Quantum image chaos encryption scheme based on quantum long-short term memory network

Abstract

In recent years, the transmission security of image information has become an important research direction in the internet field. In this work, we propose a quantum image chaos encryption scheme based on quantum long-short term memory (QLSTM) network. We find that because the QLSTM network has a complex structure and more parameters, when the QLSTM network is used to improve the Lorenz chaotic sequence, its largest Lyapunov exponent is 2.5465% higher than that of the original sequence and 0.2844% higher than that the sequence improved by the classical long-short term memory (LSTM) network, while its result is closer to 1 and more stable in the 0–1 test. The improved sequence of QLSTM network has better chaotic performance and is predicted more difficultly, which improves the security of single chaotic system encryption.
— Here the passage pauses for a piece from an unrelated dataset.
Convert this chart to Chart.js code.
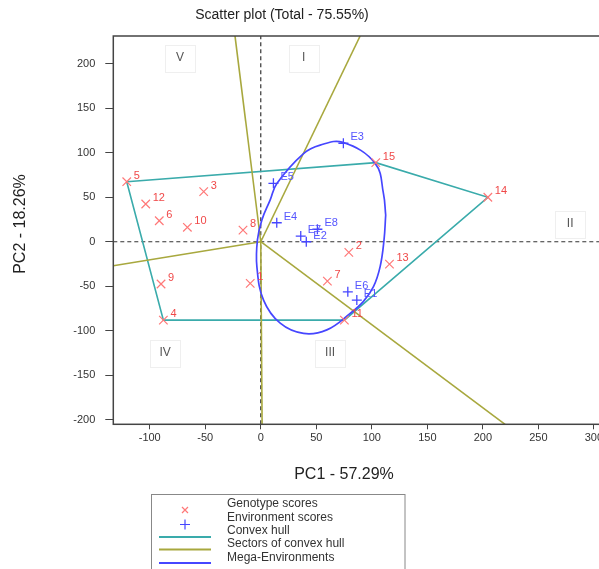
<!DOCTYPE html>
<html>
<head>
<meta charset="utf-8">
<script src="https://cdn.jsdelivr.net/npm/chart.js@4/dist/chart.umd.min.js"></script>
<style>
html, body { margin: 0; padding: 0; background: #fff; overflow: hidden; }
#wrap { width: 640px; height: 569px; }
</style>
</head>
<body>
<div id="wrap"><canvas id="gge" width="640" height="569"></canvas></div>
<script>
'use strict';

// genotype scores (PC1, PC2)
var genoNames = ['1', '2', '3', '4', '5', '6', '7', '8', '9', '10', '11', '12', '13', '14', '15'];
var genoPC1 = [-9.5, 79.3, -51.4, -87.7, -120.7, -91.4, 60, -16, -89.8, -66.1, 75.3, -103.6, 115.9, 204.5, 103.6];
var genoPC2 = [-46.8, -11.9, 56.2, -88, 67.4, 23.6, -44.2, 13, -47.5, 16.2, -88, 42.4, -25.1, 49.9, 88.8];

// environment scores (PC1, PC2)
var envNames = ['E1', 'E2', 'E3', 'E4', 'E5', 'E6', 'E7', 'E8'];
var envPC1 = [86.5, 41, 74.4, 14.4, 11.4, 78.4, 36, 51];
var envPC2 = [-65.5, 0, 110.6, 21.3, 65.6, -56.2, 6.4, 14];

// convex hull vertices, by genotype name
var hullOrder = ['5', '15', '14', '11', '4', '5'];

// sector rays, from the origin to the frame
var rayPC1 = [-23.2, 89.5, 220, 1.2, -132.8];
var rayPC2 = [231, 231, -205, -205, -27];

// mega-environment outline
var megaPC1 = [112.5, 111, 107.5, 101.5, 92.5, 80.5, 59.5, 38.5, 17.5, 2.5, -3.5, -3, 1, 8.5, 14.5, 38.5, 53.5, 74, 103, 110.5, 112.5];
var megaPC2 = [30, 2, -28, -50.5, -67, -80.5, -99, -103, -91.5, -65.5, -28, 2, 24.5, 47, 65.5, 99, 108.5, 111.5, 88, 54, 30];

// sector names
var sectorNames = ['V', 'I', 'II', 'III', 'IV'];
var sectorPC1 = [-72.7, 38.6, 278.6, 62.4, -86.2];
var sectorPC2 = [206.4, 206.4, 19.9, -124.4, -124.4];

var xMin = -132.8, xMax = 310;
var yMin = -205, yMax = 231;

var FONT = '"Liberation Sans", Arial, sans-serif';
var RED = '#ff7878', RED_TXT = '#f04848';
var BLUE = '#4646ff', BLUE_TXT = '#5555ff';
var TEAL = '#3aabab', OLIVE = '#a8a83e';

function pts(xs, ys) {
  return xs.map(function (x, i) { return { x: x, y: ys[i] }; });
}

var hullPts = hullOrder.map(function (n) {
  var i = genoNames.indexOf(n);
  return { x: genoPC1[i], y: genoPC2[i] };
});

var datasets = [
  {
    label: 'Genotype scores', data: pts(genoPC1, genoPC2), names: genoNames, txt: RED_TXT,
    pointStyle: 'crossRot', pointRadius: 6, borderColor: RED, backgroundColor: RED, pointBorderWidth: 1.2
  },
  {
    label: 'Environment scores', data: pts(envPC1, envPC2), names: envNames, txt: BLUE_TXT,
    pointStyle: 'cross', pointRadius: 5, borderColor: BLUE, backgroundColor: BLUE, pointBorderWidth: 1.3
  },
  {
    label: 'Mega-Environments', data: pts(megaPC1, megaPC2), showLine: true, tension: 0.4,
    pointRadius: 0, borderColor: BLUE, borderWidth: 1.7
  }
];

rayPC1.forEach(function (x, i) {
  datasets.push({
    label: 'Sectors of convex hull', data: [{ x: 0, y: 0 }, { x: x, y: rayPC2[i] }], showLine: true,
    pointRadius: 0, borderColor: OLIVE, borderWidth: 1.6
  });
});

datasets.push({
  label: 'Convex hull', data: hullPts, showLine: true, pointRadius: 0,
  borderColor: TEAL, borderWidth: 1.6
});

// dashed axes through the origin
datasets.push({
  label: 'axis x', data: [{ x: xMin, y: 0 }, { x: xMax, y: 0 }], showLine: true, pointRadius: 0,
  borderColor: '#333', borderWidth: 1.2, borderDash: [4, 3]
});
datasets.push({
  label: 'axis y', data: [{ x: 0, y: yMin }, { x: 0, y: yMax }], showLine: true, pointRadius: 0,
  borderColor: '#333', borderWidth: 1.2, borderDash: [4, 3]
});

var overlay = {
  id: 'overlay',
  afterDatasetsDraw: function (chart) {
    var ctx = chart.ctx, a = chart.chartArea;
    var xs = chart.scales.x, ys = chart.scales.y;
    ctx.save();

    // frame
    ctx.strokeStyle = '#444';
    ctx.lineWidth = 1.5;
    ctx.strokeRect(a.left, a.top, a.right - a.left, a.bottom - a.top);

    // sector names in faint boxes
    ctx.font = '12px ' + FONT;
    ctx.textAlign = 'center';
    ctx.textBaseline = 'middle';
    sectorNames.forEach(function (s, i) {
      var px = xs.getPixelForValue(sectorPC1[i]), py = ys.getPixelForValue(sectorPC2[i]);
      ctx.strokeStyle = '#efefef';
      ctx.lineWidth = 1;
      ctx.strokeRect(Math.round(px - 15) + 0.5, Math.round(py - 13) + 0.5, 30, 27);
      ctx.fillStyle = '#555';
      ctx.fillText(s, px, py);
    });

    // point labels
    ctx.font = '11px ' + FONT;
    ctx.textAlign = 'left';
    [0, 1].forEach(function (di) {
      var ds = chart.data.datasets[di];
      var meta = chart.getDatasetMeta(di);
      ctx.fillStyle = ds.txt;
      meta.data.forEach(function (el, j) {
        ctx.fillText(ds.names[j], el.x + 7, el.y - 6);
      });
    });
    ctx.restore();
  },
  afterDraw: function (chart) {
    var ctx = chart.ctx;
    ctx.save();
    ctx.fillStyle = '#222';
    ctx.textAlign = 'center';
    ctx.textBaseline = 'middle';
    ctx.font = '14px ' + FONT;
    ctx.fillText('Scatter plot (Total - 75.55%)', 282, 15);
    ctx.font = '16px ' + FONT;
    ctx.fillText('PC1 - 57.29%', 344, 475);
    ctx.save();
    ctx.translate(21, 224);
    ctx.rotate(-Math.PI / 2);
    ctx.fillText('PC2 - 18.26%', 0, 0);
    ctx.restore();

    // legend
    ctx.strokeStyle = '#888';
    ctx.lineWidth = 1;
    ctx.strokeRect(151.5, 494.5, 253.5, 100);
    ctx.font = '12px ' + FONT;
    ctx.textAlign = 'left';
    ctx.fillStyle = '#333';
    var rows = ['Genotype scores', 'Environment scores', 'Convex hull', 'Sectors of convex hull', 'Mega-Environments'];
    var rowY = [504, 517.5, 531, 544, 557.5];
    rows.forEach(function (r, i) { ctx.fillText(r, 227, rowY[i]); });

    ctx.lineWidth = 1.2;
    ctx.strokeStyle = RED;
    ctx.beginPath();
    ctx.moveTo(182, 507); ctx.lineTo(188, 513);
    ctx.moveTo(188, 507); ctx.lineTo(182, 513);
    ctx.stroke();
    ctx.strokeStyle = BLUE;
    ctx.beginPath();
    ctx.moveTo(180, 524.5); ctx.lineTo(190, 524.5);
    ctx.moveTo(185, 519.5); ctx.lineTo(185, 529.5);
    ctx.stroke();

    ctx.lineWidth = 2;
    [[TEAL, 537], [OLIVE, 549.5], [BLUE, 563]].forEach(function (l) {
      ctx.strokeStyle = l[0];
      ctx.beginPath();
      ctx.moveTo(159, l[1]); ctx.lineTo(211, l[1]);
      ctx.stroke();
    });
    ctx.restore();
  }
};

new Chart('gge', {
  type: 'scatter',
  data: { datasets: datasets },
  options: {
    responsive: false,
    animation: false,
    events: [],
    layout: { padding: { top: 36, left: 0, right: 35, bottom: 74.7 } },
    plugins: { legend: { display: false }, tooltip: { enabled: false }, title: { display: false } },
    scales: {
      x: {
        type: 'linear', min: xMin, max: xMax,
        afterFit: function (s) { s.height = 70; },
        border: { display: false },
        grid: { drawOnChartArea: false, drawTicks: true, tickLength: 5, color: '#444' },
        ticks: { stepSize: 50, includeBounds: false, padding: 2, maxRotation: 0, color: '#333', font: { size: 11, family: FONT } }
      },
      y: {
        type: 'linear', min: yMin, max: yMax,
        afterFit: function (s) { s.width = 113.3; },
        border: { display: false },
        grid: { drawOnChartArea: false, drawTicks: true, tickLength: 8, color: '#444' },
        ticks: { stepSize: 50, includeBounds: false, padding: 10, color: '#333', font: { size: 11, family: FONT } }
      }
    }
  },
  plugins: [overlay]
});
</script>
</body>
</html>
The original image is stored in the form of quantum states by using the NCQI quantum image representation model, and the improved sequence of QLSTM network is used to control the three-level radial diffusion, quantum generalized Arnold transform and quantum W-transform respectively, so that the gray value and pixel position of the quantum image are changed and the final encrypted image is obtained. The encryption scheme proposed in this work obtains the average information entropy of all three channels of RGB of greater than 7.999, the average value of pixel number change rate of 99.6047%, the average value of uniform average change intensity of 33.4613%, the average correlation of 0.0038, etc. In the test of statistical properties, the encryption scheme has higher security than some other traditional methods and can resist the common attacks.